Work instructions: Below you will find a set of lines. Repeat them all exactly.

Data block:

══════════════════════════════

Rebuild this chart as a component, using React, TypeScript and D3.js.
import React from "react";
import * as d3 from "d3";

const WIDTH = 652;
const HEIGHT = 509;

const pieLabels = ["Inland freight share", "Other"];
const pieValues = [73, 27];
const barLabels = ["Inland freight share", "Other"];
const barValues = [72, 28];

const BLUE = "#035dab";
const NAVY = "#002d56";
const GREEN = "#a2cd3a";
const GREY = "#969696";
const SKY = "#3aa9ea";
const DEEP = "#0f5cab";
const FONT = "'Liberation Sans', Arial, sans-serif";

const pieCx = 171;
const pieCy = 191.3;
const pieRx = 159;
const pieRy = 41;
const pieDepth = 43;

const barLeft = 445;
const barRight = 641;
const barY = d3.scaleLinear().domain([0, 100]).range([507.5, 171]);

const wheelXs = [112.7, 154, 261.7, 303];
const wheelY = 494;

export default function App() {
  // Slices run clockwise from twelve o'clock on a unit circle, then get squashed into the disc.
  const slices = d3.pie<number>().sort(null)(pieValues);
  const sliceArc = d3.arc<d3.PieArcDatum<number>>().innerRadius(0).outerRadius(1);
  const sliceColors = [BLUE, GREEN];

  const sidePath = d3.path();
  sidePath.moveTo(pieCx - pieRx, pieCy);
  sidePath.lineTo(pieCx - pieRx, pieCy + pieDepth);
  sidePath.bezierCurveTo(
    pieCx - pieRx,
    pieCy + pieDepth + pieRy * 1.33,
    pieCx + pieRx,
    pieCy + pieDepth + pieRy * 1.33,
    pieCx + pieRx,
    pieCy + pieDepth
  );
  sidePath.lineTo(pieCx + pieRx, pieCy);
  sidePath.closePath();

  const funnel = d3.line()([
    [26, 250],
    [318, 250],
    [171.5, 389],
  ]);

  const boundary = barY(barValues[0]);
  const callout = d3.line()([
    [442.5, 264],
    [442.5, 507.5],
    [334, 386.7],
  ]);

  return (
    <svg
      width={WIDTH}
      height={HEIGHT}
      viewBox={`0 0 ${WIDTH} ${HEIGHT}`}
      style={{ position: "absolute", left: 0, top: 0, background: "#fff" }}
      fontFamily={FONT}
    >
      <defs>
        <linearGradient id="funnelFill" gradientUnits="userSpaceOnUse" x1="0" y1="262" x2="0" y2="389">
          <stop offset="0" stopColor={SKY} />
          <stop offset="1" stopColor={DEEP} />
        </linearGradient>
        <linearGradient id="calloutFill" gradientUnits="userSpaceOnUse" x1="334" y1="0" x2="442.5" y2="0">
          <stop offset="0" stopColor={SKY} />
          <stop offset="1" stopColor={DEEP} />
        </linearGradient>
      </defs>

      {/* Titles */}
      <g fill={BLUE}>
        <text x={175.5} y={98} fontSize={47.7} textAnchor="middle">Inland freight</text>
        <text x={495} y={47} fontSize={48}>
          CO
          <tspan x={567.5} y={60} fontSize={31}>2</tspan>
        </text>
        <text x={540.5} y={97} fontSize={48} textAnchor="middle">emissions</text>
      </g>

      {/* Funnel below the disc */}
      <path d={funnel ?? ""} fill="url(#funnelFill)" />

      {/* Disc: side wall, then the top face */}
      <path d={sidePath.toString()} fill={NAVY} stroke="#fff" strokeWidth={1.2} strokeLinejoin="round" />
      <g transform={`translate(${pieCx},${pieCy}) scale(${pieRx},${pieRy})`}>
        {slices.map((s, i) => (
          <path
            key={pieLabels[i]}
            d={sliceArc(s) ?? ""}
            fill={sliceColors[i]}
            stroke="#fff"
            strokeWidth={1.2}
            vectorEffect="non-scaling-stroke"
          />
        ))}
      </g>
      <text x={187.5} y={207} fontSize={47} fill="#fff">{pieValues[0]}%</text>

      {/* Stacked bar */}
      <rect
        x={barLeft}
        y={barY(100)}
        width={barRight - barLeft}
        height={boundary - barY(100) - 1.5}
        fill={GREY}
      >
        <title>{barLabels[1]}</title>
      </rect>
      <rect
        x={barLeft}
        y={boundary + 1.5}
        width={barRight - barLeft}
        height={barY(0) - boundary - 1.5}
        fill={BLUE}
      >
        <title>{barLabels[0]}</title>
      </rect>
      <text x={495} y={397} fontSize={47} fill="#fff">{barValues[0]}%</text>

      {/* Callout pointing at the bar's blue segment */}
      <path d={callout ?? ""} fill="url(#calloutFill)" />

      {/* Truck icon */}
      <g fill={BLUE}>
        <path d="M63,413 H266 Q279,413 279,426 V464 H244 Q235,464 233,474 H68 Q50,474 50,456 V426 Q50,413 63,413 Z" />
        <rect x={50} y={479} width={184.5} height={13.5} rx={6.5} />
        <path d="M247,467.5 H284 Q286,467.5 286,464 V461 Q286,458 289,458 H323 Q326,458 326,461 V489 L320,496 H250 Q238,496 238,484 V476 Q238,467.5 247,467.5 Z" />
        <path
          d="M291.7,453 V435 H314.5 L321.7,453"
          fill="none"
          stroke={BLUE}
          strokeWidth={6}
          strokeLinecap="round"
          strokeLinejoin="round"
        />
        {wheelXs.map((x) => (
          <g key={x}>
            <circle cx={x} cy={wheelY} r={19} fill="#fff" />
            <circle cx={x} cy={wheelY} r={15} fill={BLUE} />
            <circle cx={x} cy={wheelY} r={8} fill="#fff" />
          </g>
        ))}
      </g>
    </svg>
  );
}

══════════════════════════════

Written answer:
Rebuild this chart as a component, using React, TypeScript and D3.js.
import React from "react";
import * as d3 from "d3";

const WIDTH = 652;
const HEIGHT = 509;

const pieLabels = ["Inland freight share", "Other"];
const pieValues = [73, 27];
const barLabels = ["Inland freight share", "Other"];
const barValues = [72, 28];

const BLUE = "#035dab";
const NAVY = "#002d56";
const GREEN = "#a2cd3a";
const GREY = "#969696";
const SKY = "#3aa9ea";
const DEEP = "#0f5cab";
const FONT = "'Liberation Sans', Arial, sans-serif";

const pieCx = 171;
const pieCy = 191.3;
const pieRx = 159;
const pieRy = 41;
const pieDepth = 43;

const barLeft = 445;
const barRight = 641;
const barY = d3.scaleLinear().domain([0, 100]).range([507.5, 171]);

const wheelXs = [112.7, 154, 261.7, 303];
const wheelY = 494;

export default function App() {
  // Slices run clockwise from twelve o'clock on a unit circle, then get squashed into the disc.
  const slices = d3.pie<number>().sort(null)(pieValues);
  const sliceArc = d3.arc<d3.PieArcDatum<number>>().innerRadius(0).outerRadius(1);
  const sliceColors = [BLUE, GREEN];

  const sidePath = d3.path();
  sidePath.moveTo(pieCx - pieRx, pieCy);
  sidePath.lineTo(pieCx - pieRx, pieCy + pieDepth);
  sidePath.bezierCurveTo(
    pieCx - pieRx,
    pieCy + pieDepth + pieRy * 1.33,
    pieCx + pieRx,
    pieCy + pieDepth + pieRy * 1.33,
    pieCx + pieRx,
    pieCy + pieDepth
  );
  sidePath.lineTo(pieCx + pieRx, pieCy);
  sidePath.closePath();

  const funnel = d3.line()([
    [26, 250],
    [318, 250],
    [171.5, 389],
  ]);

  const boundary = barY(barValues[0]);
  const callout = d3.line()([
    [442.5, 264],
    [442.5, 507.5],
    [334, 386.7],
  ]);

  return (
    <svg
      width={WIDTH}
      height={HEIGHT}
      viewBox={`0 0 ${WIDTH} ${HEIGHT}`}
      style={{ position: "absolute", left: 0, top: 0, background: "#fff" }}
      fontFamily={FONT}
    >
      <defs>
        <linearGradient id="funnelFill" gradientUnits="userSpaceOnUse" x1="0" y1="262" x2="0" y2="389">
          <stop offset="0" stopColor={SKY} />
          <stop offset="1" stopColor={DEEP} />
        </linearGradient>
        <linearGradient id="calloutFill" gradientUnits="userSpaceOnUse" x1="334" y1="0" x2="442.5" y2="0">
          <stop offset="0" stopColor={SKY} />
          <stop offset="1" stopColor={DEEP} />
        </linearGradient>
      </defs>

      {/* Titles */}
      <g fill={BLUE}>
        <text x={175.5} y={98} fontSize={47.7} textAnchor="middle">Inland freight</text>
        <text x={495} y={47} fontSize={48}>
          CO
          <tspan x={567.5} y={60} fontSize={31}>2</tspan>
        </text>
        <text x={540.5} y={97} fontSize={48} textAnchor="middle">emissions</text>
      </g>

      {/* Funnel below the disc */}
      <path d={funnel ?? ""} fill="url(#funnelFill)" />

      {/* Disc: side wall, then the top face */}
      <path d={sidePath.toString()} fill={NAVY} stroke="#fff" strokeWidth={1.2} strokeLinejoin="round" />
      <g transform={`translate(${pieCx},${pieCy}) scale(${pieRx},${pieRy})`}>
        {slices.map((s, i) => (
          <path
            key={pieLabels[i]}
            d={sliceArc(s) ?? ""}
            fill={sliceColors[i]}
            stroke="#fff"
            strokeWidth={1.2}
            vectorEffect="non-scaling-stroke"
          />
        ))}
      </g>
      <text x={187.5} y={207} fontSize={47} fill="#fff">{pieValues[0]}%</text>

      {/* Stacked bar */}
      <rect
        x={barLeft}
        y={barY(100)}
        width={barRight - barLeft}
        height={boundary - barY(100) - 1.5}
        fill={GREY}
      >
        <title>{barLabels[1]}</title>
      </rect>
      <rect
        x={barLeft}
        y={boundary + 1.5}
        width={barRight - barLeft}
        height={barY(0) - boundary - 1.5}
        fill={BLUE}
      >
        <title>{barLabels[0]}</title>
      </rect>
      <text x={495} y={397} fontSize={47} fill="#fff">{barValues[0]}%</text>

      {/* Callout pointing at the bar's blue segment */}
      <path d={callout ?? ""} fill="url(#calloutFill)" />

      {/* Truck icon */}
      <g fill={BLUE}>
        <path d="M63,413 H266 Q279,413 279,426 V464 H244 Q235,464 233,474 H68 Q50,474 50,456 V426 Q50,413 63,413 Z" />
        <rect x={50} y={479} width={184.5} height={13.5} rx={6.5} />
        <path d="M247,467.5 H284 Q286,467.5 286,464 V461 Q286,458 289,458 H323 Q326,458 326,461 V489 L320,496 H250 Q238,496 238,484 V476 Q238,467.5 247,467.5 Z" />
        <path
          d="M291.7,453 V435 H314.5 L321.7,453"
          fill="none"
          stroke={BLUE}
          strokeWidth={6}
          strokeLinecap="round"
          strokeLinejoin="round"
        />
        {wheelXs.map((x) => (
          <g key={x}>
            <circle cx={x} cy={wheelY} r={19} fill="#fff" />
            <circle cx={x} cy={wheelY} r={15} fill={BLUE} />
            <circle cx={x} cy={wheelY} r={8} fill="#fff" />
          </g>
        ))}
      </g>
    </svg>
  );
}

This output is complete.